My Gulf swims, the stone crab and coconut shrimp were the only aspects of Floridian life that I enjoyed. I thought buying a house would force me to bond with my new future. When a couple of wardrobes, an opium bed, two Qing-style armchairs and a Ming-inspired writing desk, the trappings of my former Shanghai life, arrived at my doorstep, I knew in my gut I ultimately didn't want to call southwest Florida home.
As I unpacked, I found the good All-Clad cookware had remained at my ex's Shanghai abode. Instead, two pieces of cookware -- a two-quart saucepan and 10-inch skillet that I ordered from QVC almost a decade ago -- arrived in its place.
My reluctance to chuck these slightly dented, well-used pieces for new top-of-the-line cookware represented my own insecurities of being alone at 40. I kept them and didn't buy anything else.
For the next year, I did all my cooking for friends and family and testing recipes for this column in just that skillet and pot.
Like a lot of home chefs, I like having a fully equipped kitchen.

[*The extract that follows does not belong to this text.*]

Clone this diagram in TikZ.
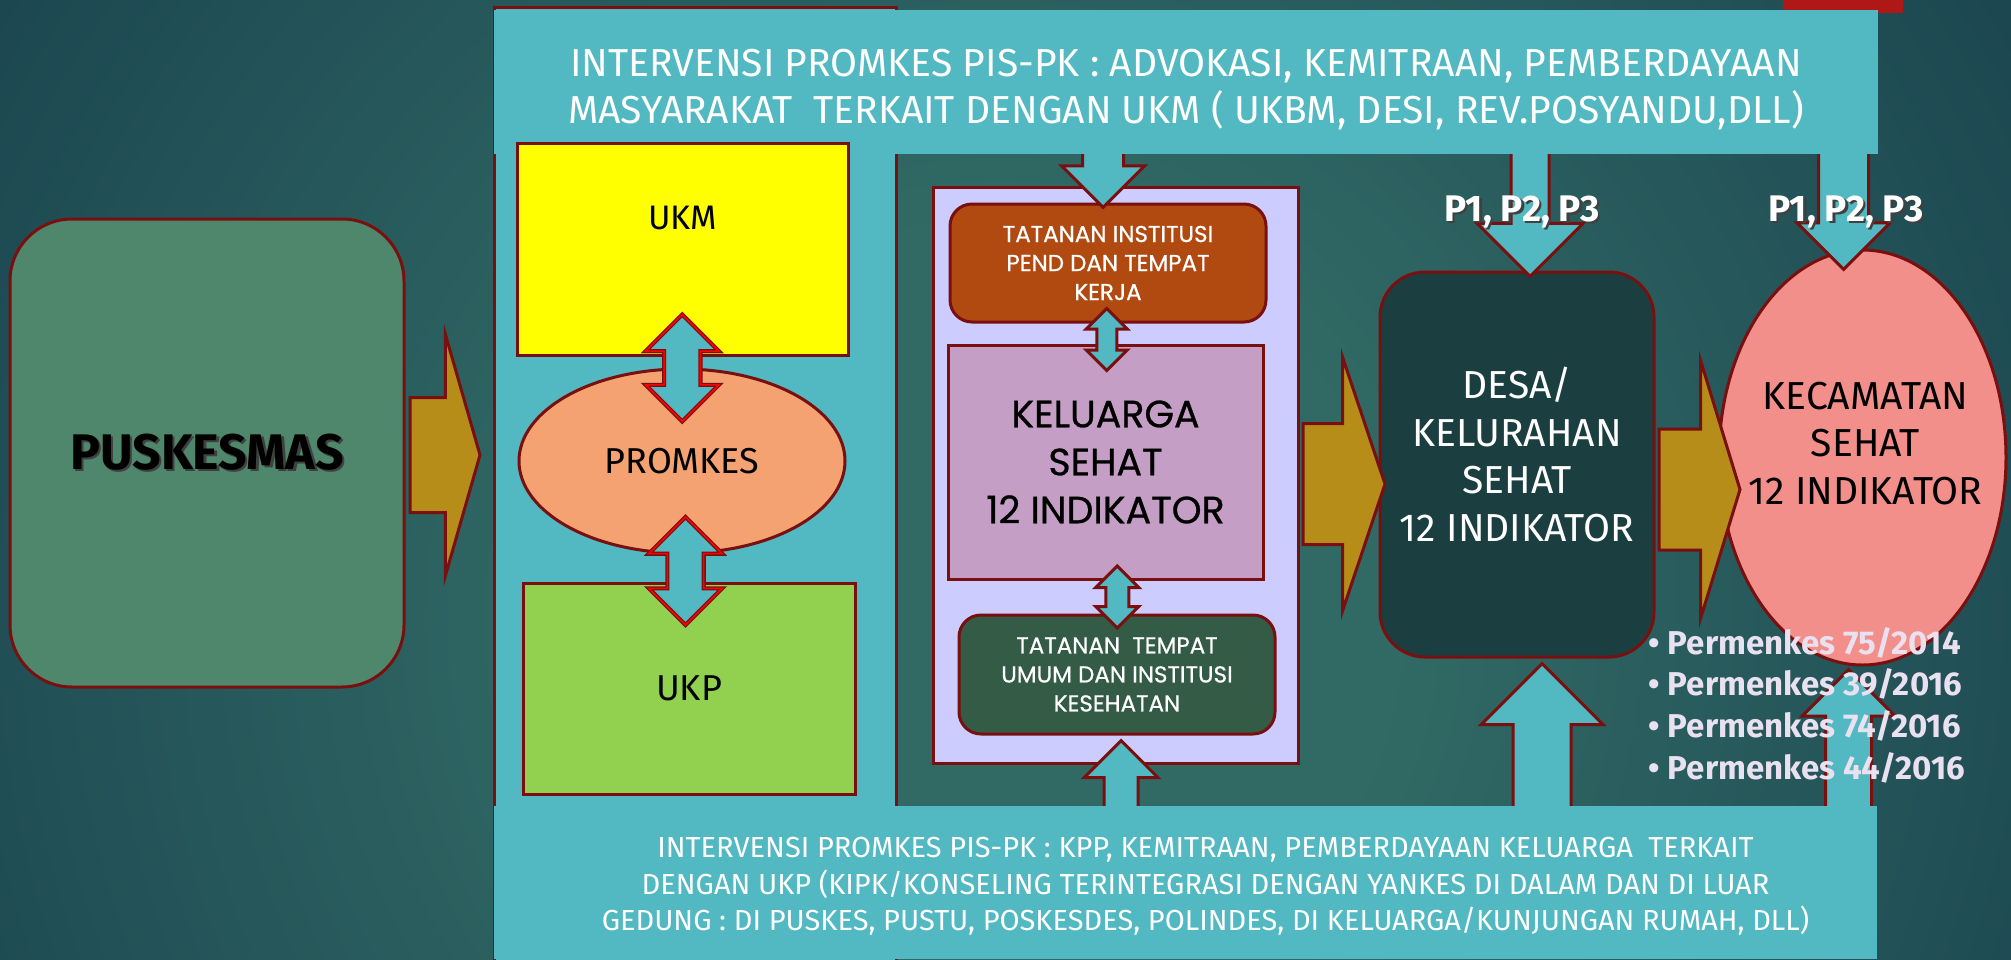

I took pride in whipping out every imaginable tool or vessel needed to make a dish, but the rest of my equipment was also still in Shanghai.
After a couple of months, I found I didn't need so much stuff to cook well -- just a good sharp knife, a pot, skillet, wooden spoon and long chopsticks sufficed. Not since my single days of living in the Mission District had I pared down and simplified my life. It was liberating.
During that difficult time, I found keeping a routine kept my mental edges from fraying. When my son was with his father, I made the same supper -- a burrito of sorts.
Every aspect of this burrito -- from the plastic-wrapped cheese slices primarily used to make my son's grilled cheese sandwiches and the rich saltiness of soy sauce and honey-roasted peanuts to the way I wrapped the tortilla in aluminum foil like the burritos I would get in Mission taquerias -- was a pleasant reminder of the years past. The hodge-podge of ingredients I chose seemed as dizzying and haphazard as my mental state, but joined together, their delicious wholeness in every mouthful provided me the pacifying lift of comfort food.